3. SALVAR LAS PALABRAS. Todo es política, como aseguraba Gramsci, incluso la defensa de las expresiones culturales. No creo que en aquella época mi padre hubiera leído las obras del pensador marxista italiano, pero sin saberlo aplicó la norma a la lengua y la cultura catalanas. En las memorias que he mencionado anteriormente, mi padre habla de lo que él denominaba “la catalanidad natural”. Le servía para indicar que la existencia del catalanismo político, incluyendo el independentismo, solo se podía entender por esta naturalidad identitaria. Ello es debido a que, a pesar de muchas adversidades, la catalanidad del pueblo sirvió para preservar la lengua, aunque no se pudiera emplear públicamente, y ayudó a “salvar las palabras” y devolver “el nombre de cada cosa”, como escribió Salvador Espriu en el poema, escrito en catalán, Inici de càntic en el temple. El poeta de Sinera y mi padre se carteaban a menudo, como se puede ver en el libro Epistolari Joan Colomines - Salvador Espriu  (PAM, 2018), que reúne 128 cartas que nos iluminan sobre la cultura catalana de los años sesenta. Mi padre estaba preocupado por la lengua y por la posteridad, por el legado de la tradición. Es por eso por lo que también en aquella época empezó a grabar poemas recitados por sus autores y que hoy se conocen gracias al libro promovido por la Cátedra Màrius Torres al cuidado de los profesores Josep Camps i Arbós y Joan R. Veny-Mesquida, Poètiques de viva veu. L’Arxiu Sonor de Poesia de Joan Colomines i Puig  (Pagès editor, 2016). Cuando mis hermanos y yo éramos pequeños, nuestra casa era el escenario de las veladas poéticas clandestinas que organizaban nuestros padres (conocidas como Barbolles Poètiques) y que llegaron a reunir un centenar de personas con la complicidad de todos los vecinos de escalera, incluso de los más tibios con el régimen.

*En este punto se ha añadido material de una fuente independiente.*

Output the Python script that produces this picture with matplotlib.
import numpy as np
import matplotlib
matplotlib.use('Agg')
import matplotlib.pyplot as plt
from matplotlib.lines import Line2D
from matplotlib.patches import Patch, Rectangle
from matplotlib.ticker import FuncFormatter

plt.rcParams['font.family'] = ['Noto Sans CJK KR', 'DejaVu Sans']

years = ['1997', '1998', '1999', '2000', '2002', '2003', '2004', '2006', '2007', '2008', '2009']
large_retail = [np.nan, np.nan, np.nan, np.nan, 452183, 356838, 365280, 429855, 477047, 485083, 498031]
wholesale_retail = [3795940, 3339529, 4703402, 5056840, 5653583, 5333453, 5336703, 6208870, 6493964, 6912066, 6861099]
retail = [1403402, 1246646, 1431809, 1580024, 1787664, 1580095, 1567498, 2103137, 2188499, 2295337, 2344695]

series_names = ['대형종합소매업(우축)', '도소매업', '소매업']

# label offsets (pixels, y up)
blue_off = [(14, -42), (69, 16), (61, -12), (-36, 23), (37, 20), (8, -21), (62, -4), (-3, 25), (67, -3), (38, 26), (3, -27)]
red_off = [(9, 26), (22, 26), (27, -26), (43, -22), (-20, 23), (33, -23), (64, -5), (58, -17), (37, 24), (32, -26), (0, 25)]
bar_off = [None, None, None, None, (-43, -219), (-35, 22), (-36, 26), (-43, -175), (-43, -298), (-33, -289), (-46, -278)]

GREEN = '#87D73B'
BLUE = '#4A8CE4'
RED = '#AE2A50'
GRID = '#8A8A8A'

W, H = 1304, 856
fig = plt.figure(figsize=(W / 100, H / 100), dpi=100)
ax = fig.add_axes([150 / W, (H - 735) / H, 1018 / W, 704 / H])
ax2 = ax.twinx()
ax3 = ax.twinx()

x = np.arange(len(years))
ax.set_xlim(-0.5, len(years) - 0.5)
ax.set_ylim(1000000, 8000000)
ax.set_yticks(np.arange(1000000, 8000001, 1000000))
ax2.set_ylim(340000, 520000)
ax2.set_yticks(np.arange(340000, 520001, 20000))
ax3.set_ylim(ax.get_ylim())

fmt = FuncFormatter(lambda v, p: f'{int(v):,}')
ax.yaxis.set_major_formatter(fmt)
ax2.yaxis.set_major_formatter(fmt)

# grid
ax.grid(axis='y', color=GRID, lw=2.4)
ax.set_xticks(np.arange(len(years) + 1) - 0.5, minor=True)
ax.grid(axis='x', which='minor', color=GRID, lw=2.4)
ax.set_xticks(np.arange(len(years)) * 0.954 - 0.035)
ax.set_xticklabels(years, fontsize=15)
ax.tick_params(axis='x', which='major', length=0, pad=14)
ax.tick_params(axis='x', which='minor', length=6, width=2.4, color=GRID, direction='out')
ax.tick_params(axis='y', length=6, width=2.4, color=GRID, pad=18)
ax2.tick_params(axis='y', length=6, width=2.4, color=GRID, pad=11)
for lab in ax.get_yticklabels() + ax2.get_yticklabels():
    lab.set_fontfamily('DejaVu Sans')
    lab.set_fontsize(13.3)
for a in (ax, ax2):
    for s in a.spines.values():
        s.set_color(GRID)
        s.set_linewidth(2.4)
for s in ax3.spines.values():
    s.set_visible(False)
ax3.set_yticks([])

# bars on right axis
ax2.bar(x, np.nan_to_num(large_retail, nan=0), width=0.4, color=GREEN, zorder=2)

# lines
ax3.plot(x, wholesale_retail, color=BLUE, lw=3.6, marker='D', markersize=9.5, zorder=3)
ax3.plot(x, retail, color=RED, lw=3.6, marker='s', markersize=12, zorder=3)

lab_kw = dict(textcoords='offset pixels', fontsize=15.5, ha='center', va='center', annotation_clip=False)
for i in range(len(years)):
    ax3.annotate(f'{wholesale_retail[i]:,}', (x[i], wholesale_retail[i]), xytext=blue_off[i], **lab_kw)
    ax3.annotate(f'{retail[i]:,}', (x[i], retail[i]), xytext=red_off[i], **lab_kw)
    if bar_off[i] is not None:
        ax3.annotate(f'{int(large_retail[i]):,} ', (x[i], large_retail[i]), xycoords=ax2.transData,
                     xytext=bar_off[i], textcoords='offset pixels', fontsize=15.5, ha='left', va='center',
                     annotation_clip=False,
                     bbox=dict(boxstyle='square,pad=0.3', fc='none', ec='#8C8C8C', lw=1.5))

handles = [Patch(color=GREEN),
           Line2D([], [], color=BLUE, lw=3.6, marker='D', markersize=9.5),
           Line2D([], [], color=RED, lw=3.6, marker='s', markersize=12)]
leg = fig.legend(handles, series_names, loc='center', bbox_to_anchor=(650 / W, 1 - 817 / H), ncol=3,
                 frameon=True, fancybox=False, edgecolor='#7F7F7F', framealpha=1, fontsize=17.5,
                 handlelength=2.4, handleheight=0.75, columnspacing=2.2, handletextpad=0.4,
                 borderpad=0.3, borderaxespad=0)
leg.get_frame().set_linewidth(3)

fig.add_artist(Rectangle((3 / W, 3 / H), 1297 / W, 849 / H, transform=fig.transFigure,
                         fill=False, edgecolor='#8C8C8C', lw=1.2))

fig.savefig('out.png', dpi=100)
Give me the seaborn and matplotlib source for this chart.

El meu mal vol molt soroll” (“Mi dolencia necesita mucho ruido”), escribió sobre un papel de embalar, y no sé por qué, el empresario y mecenas Ermengol Passola. Mi padre, que era muy amigo del padre de Isona Passola y también del crítico literario Joan Triadú, quien era amigo de los dos, cogió aquel trozo de papel y lo enmarcó. Después colgó aquel cuadro existencialista en una pared de la casa que el padrino de mi hermano Lluís, Agustí Millet —el tío abuelo del también columnista de este diario, Enric Vila—, había comprado en Llavaneres para que los ahijados estuviéramos a su vera y de su mujer, mi madrina Teresa Tolosa. Mis padres conocieron a los padrinos en el Liceo y ellos se convirtieron en los abuelos que ya no teníamos. Pero la poesía y la música habían entrado en casa de la mano del cuñado de mi padre, el tío Lluís Victori, un pintor amateur de la escuela de Olot, que estaba casado con la tía Paquita Companys, hermana de mi madre. El padre del tío Lluís había trabajado de acomodador del Palau de la Música y él creció bajo la influencia de la Obrera de Conciertos que dirigía Pau Casals, una iniciativa de cultura popular extraordinaria. En aquel ambiente culto, catalán y politizado crecimos los hijos del Dr. Colomines, como era conocido por todo el mundo. Los cuatro hijos, Joan-Ramon, Jordi, Lluís y yo, nacidos por este orden, hemos transmitido este legado a sus nietos Marc, Margarida, Gabriel y Francesc —uno de los encausados de Urquinaona para quien piden siete años de cárcel—. Ellos, estoy seguro, harán el mismo con los bisnietos, Arnau, Lia, María, Sira y Kora, mi nieta, que nació el día anterior al homenaje de Juneda a un bisabuelo remoto, justo el día que mi madre habría cumplido ciento cinco años.